En los años en que el pensamiento keynesiano estaba en boga y conformaba el paradigma oficial de la política económica, estaba muy extendida la creencia de que se podía emitir dinero artificialmente, o sea, bajar los tipos de interés, para impulsar la actividad económica y generar empleo. Eso, por supuesto, creaba inflación, pero como tanto los teóricos de la economía como los gobernantes, a los que les encanta intervenir una y otra vez sobre la actividad productiva, pensaban que la inflación no tenía mucha importancia, y menos aún si, efectivamente, era un mal necesario para poder crear puestos de trabajo, pues se daban alegremente a imprimir billetes o a fomentar el déficit público. Había, incluso, un instrumento teórico, la curva de Phillips, para justificar que existía una relación positiva entre la inflación y la tasa de paro: cuanta más alta fuera aquella, más reducida sería ésta.

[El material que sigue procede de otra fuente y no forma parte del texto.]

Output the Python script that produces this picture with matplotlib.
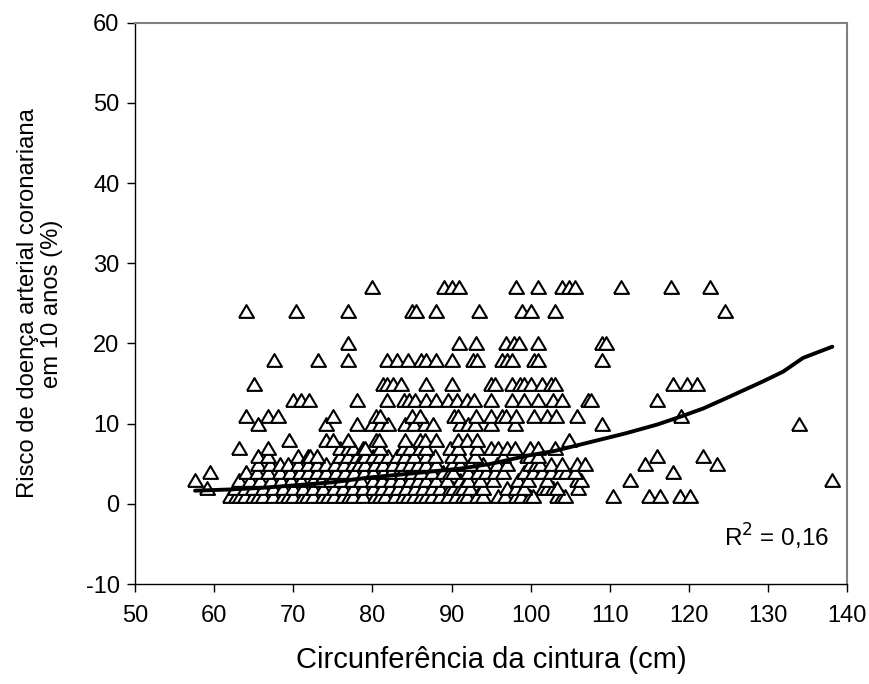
import matplotlib
matplotlib.use("Agg")
import matplotlib.pyplot as plt

plt.rcParams['font.family'] = ['Liberation Sans', 'DejaVu Sans']
plt.rcParams['axes.unicode_minus'] = False

# ---- data (waist circumference, cm) grouped by 10-year CHD risk level (%) ----
risk_levels = [1, 2, 3, 4, 5, 6, 7, 8, 10, 11, 13, 15, 18, 20, 24, 27]

waist_r1 = [62.0, 62.8, 63.3, 63.9, 64.9, 65.5, 66.2, 67.5, 68.7, 69.3, 70.0, 71.3, 71.8, 72.5,
            73.8, 74.4, 75.1, 76.3, 77.0, 77.6, 78.8, 80.3, 81.0, 81.6, 82.8, 83.9, 84.5, 85.2,
            86.2, 86.8, 87.5, 88.5, 89.6, 90.6, 91.5, 91.9, 93.2, 94.0, 95.9, 96.7, 98.2, 98.8,
            99.9, 100.3, 103.3, 103.9, 104.3, 110.4, 114.9, 116.3, 118.8, 120.1]
waist_r2 = [59.1, 62.6, 63.9, 64.9, 66.2, 67.5, 68.7, 70.0, 71.3, 72.5, 73.8, 75.1, 76.3, 77.6,
            78.8, 80.1, 81.2, 82.2, 83.3, 84.3, 85.4, 86.4, 87.5, 88.5, 89.8, 90.2, 91.1, 91.5,
            92.3, 93.8, 94.0, 97.0, 98.2, 99.1, 101.6, 102.0, 102.8, 103.3, 106.0]
waist_r3 = [57.6, 63.1, 64.5, 65.8, 67.2, 68.5, 69.7, 71.0, 72.5, 73.5, 74.8, 76.1, 77.4, 78.6,
            80.1, 81.2, 82.4, 83.5, 84.7, 85.8, 86.8, 88.1, 89.4, 91.1, 91.9, 92.1, 93.6, 95.3,
            98.4, 99.7, 102.0, 105.8, 106.4, 112.5, 138.0]
waist_r4 = [59.5, 64.1, 65.4, 66.8, 68.3, 69.6, 70.8, 71.9, 73.0, 74.2, 75.4, 76.5, 77.7, 78.9,
            80.1, 81.4, 82.4, 83.7, 85.0, 86.2, 87.5, 88.9, 89.8, 90.2, 92.1, 93.4, 94.4, 95.5,
            96.5, 99.1, 100.3, 101.4, 102.6, 103.7, 104.5, 105.6, 118.0]
waist_r5 = [65.6, 67.1, 68.3, 69.4, 70.6, 71.9, 73.0, 74.2, 75.3, 76.4, 77.5, 78.3, 79.1, 80.3,
            81.4, 82.6, 83.7, 84.7, 85.8, 86.8, 88.1, 90.0, 91.1, 92.3, 94.0, 95.7, 97.0, 99.9,
            100.7, 101.2, 102.6, 103.9, 105.8, 106.8, 114.4, 123.5]
waist_r6 = [65.5, 66.8, 70.6, 71.9, 72.1, 73.0, 75.9, 76.9, 78.0, 78.8, 79.1, 80.1, 81.0, 82.0,
            83.1, 84.1, 85.2, 86.8, 87.9, 90.0, 91.1, 93.0, 96.5, 99.5, 99.9, 100.9, 115.9, 121.8]
waist_r7 = [63.1, 66.8, 75.9, 76.9, 77.5, 78.8, 79.1, 81.0, 83.9, 84.7, 86.0, 86.8, 89.8, 90.8,
            93.2, 95.0, 95.9, 97.0, 98.0, 99.9, 100.9, 103.1]
waist_r8 = [69.5, 74.1, 75.0, 76.9, 80.4, 80.9, 84.1, 86.0, 86.6, 88.1, 90.8, 91.9, 93.2, 104.9]
waist_r10 = [65.5, 74.1, 78.1, 79.9, 81.0, 82.0, 84.1, 85.2, 86.6, 87.6, 91.1, 92.1, 93.0, 95.0,
             98.0, 109.0, 133.9]
waist_r11 = [64.0, 66.8, 68.1, 75.0, 80.4, 81.0, 85.0, 86.0, 90.3, 90.8, 93.1, 95.0, 96.4, 96.9,
             98.1, 100.4, 102.0, 103.2, 105.9, 119.0]
waist_r13 = [70.0, 71.0, 72.0, 78.0, 81.9, 84.0, 84.6, 85.4, 86.8, 88.1, 89.5, 90.7, 91.9, 92.8,
             95.0, 97.6, 99.2, 100.9, 102.8, 103.9, 107.3, 107.6, 115.9]
waist_r15 = [65.0, 81.4, 81.9, 82.6, 83.6, 86.8, 90.0, 95.0, 95.5, 97.6, 98.6, 99.1, 100.1, 101.4,
             102.6, 103.1, 118.0, 119.8, 121.0]
waist_r18 = [67.6, 73.1, 76.9, 81.9, 83.1, 84.5, 86.1, 86.8, 88.1, 90.0, 92.7, 93.2, 96.4, 97.0,
             97.6, 100.4, 100.9, 109.0]
waist_r20 = [76.9, 90.9, 93.1, 96.9, 97.9, 98.5, 100.9, 109.0, 109.5]
waist_r24 = [64.0, 70.4, 76.9, 85.0, 85.5, 88.1, 93.5, 98.9, 100.0, 103.1, 124.5]
waist_r27 = [80.0, 89.0, 90.0, 90.9, 98.1, 100.9, 104.0, 104.9, 105.6, 111.4, 117.7, 122.6]

waist_groups = [waist_r1, waist_r2, waist_r3, waist_r4, waist_r5, waist_r6, waist_r7, waist_r8,
                waist_r10, waist_r11, waist_r13, waist_r15, waist_r18, waist_r20, waist_r24,
                waist_r27]

# fitted trend curve
trend_x = [57.6, 62.0, 66.0, 70.0, 75.0, 79.7, 85.0, 91.1, 95.0, 99.5, 103.0, 107.5, 112.0,
           116.0, 119.0, 121.8, 125.2, 129.4, 131.9, 134.4, 138.1]
trend_y = [1.65, 1.8, 2.0, 2.3, 2.7, 3.3, 3.8, 4.4, 5.0, 6.0, 6.6, 7.7, 8.8, 9.9, 10.9, 11.9,
           13.4, 15.3, 16.5, 18.2, 19.6]

x_ticks = [50, 60, 70, 80, 90, 100, 110, 120, 130, 140]
y_ticks = [-10, 0, 10, 20, 30, 40, 50, 60]

# ---- figure ----
fig = plt.figure(figsize=(8.7, 6.84), dpi=100)
ax = fig.add_axes([0.155, 0.146, 0.819, 0.821])

xs, ys = [], []
for lvl, grp in zip(risk_levels, waist_groups):
    xs.extend(grp)
    ys.extend([lvl] * len(grp))

tri = [(-1.0, -0.85), (1.0, -0.85), (0.0, 0.85), (-1.0, -0.85)]
ax.plot(xs, ys, linestyle='none', marker=tri, markersize=10.8,
        markerfacecolor='white', markeredgecolor='black', markeredgewidth=1.5)
ax.plot(trend_x, trend_y, color='black', linewidth=2.8, solid_capstyle='round')

ax.set_xlim(50, 140)
ax.set_ylim(-10, 60)
ax.set_xticks(x_ticks)
ax.set_yticks(y_ticks)
ax.tick_params(axis='both', direction='out', length=6, width=1, labelsize=17, colors='black')
ax.tick_params(axis='x', pad=9)
ax.tick_params(axis='y', pad=5)

for side in ['top', 'right']:
    ax.spines[side].set_color('#808080')
    ax.spines[side].set_linewidth(1.5)
for side in ['left', 'bottom']:
    ax.spines[side].set_color('black')
    ax.spines[side].set_linewidth(1.0)

ax.set_xlabel('Circunferência da cintura (cm)', fontsize=21, labelpad=14)
ax.set_ylabel('Risco de doença arterial coronariana\nem 10 anos (%)', fontsize=17.2,
              labelpad=16, linespacing=1.15)

ax.text(137.7, -4.1, 'R$^2$ = 0,16', fontsize=17.5, ha='right', va='center')

fig.savefig('out.png', dpi=100)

Todo este espejismo se vino abajo cuando Sargent, el flamante premio Nobel de Economía de este año, demostró que todo aquello no era más que una falacia. Sargent lo hizo a través de la aplicación de métodos econométricos a la macroeconomía y demostró que, durante un periodo de tiempo, más bien corto, los agentes económicos podían caer en la trampa de pensar que ese estímulo artificial a la economía, a través de unos tipos de interés artificialmente bajos o del déficit público, efectivamente suponía que las cosas seguían yendo bien y adaptaban sus expectativas a ello. Pero, transcurrido un tiempo, esos mismos agentes económicos comprendían que todo se trataba de un mero artificio que generaba inflación y ya no se dejaban engañar, con lo que este tipo de políticas se volvían completamente inefectivas. Es más, si el gobierno de turno insistía en ellas, lo único que conseguía era perder credibilidad porque los agentes económicos habían formado sus expectativas en el sentido de que el ejecutivo iba a fomentar la inflación. De esta forma subían los precios pero lejos de reducirse el paro, éste se incrementaba porque las empresas perdían competitividad.
El gran valor de la teoría de las expectativas racionales de Sargent fue desmontar esta falacia. Con ello cambió radicalmente la política económica. Los gobernantes dejaron de estimular la inflación porque no servía para crear empleo, mientras que aquellos países que cayeron en la trampa kieynesiana y sufrieron fuertes procesos inflacionistas no tuvieron más remedio que embarcarse en duras políticas destinadas a ganar rápidamente credibilidad, fundamentalmente mediante la fijación del tipo de cambio de su moneda a la de un país con prestigio en el terreno de los precios, porque los agentes económicos habían aprendido la lección y necesitaban pruebas de las buenas intenciones de los gobernantes. Sólo por esto, y por cómo este descubrimiento nos hace más libres, Sargent se merece el galardón que le acaba de ser concedido.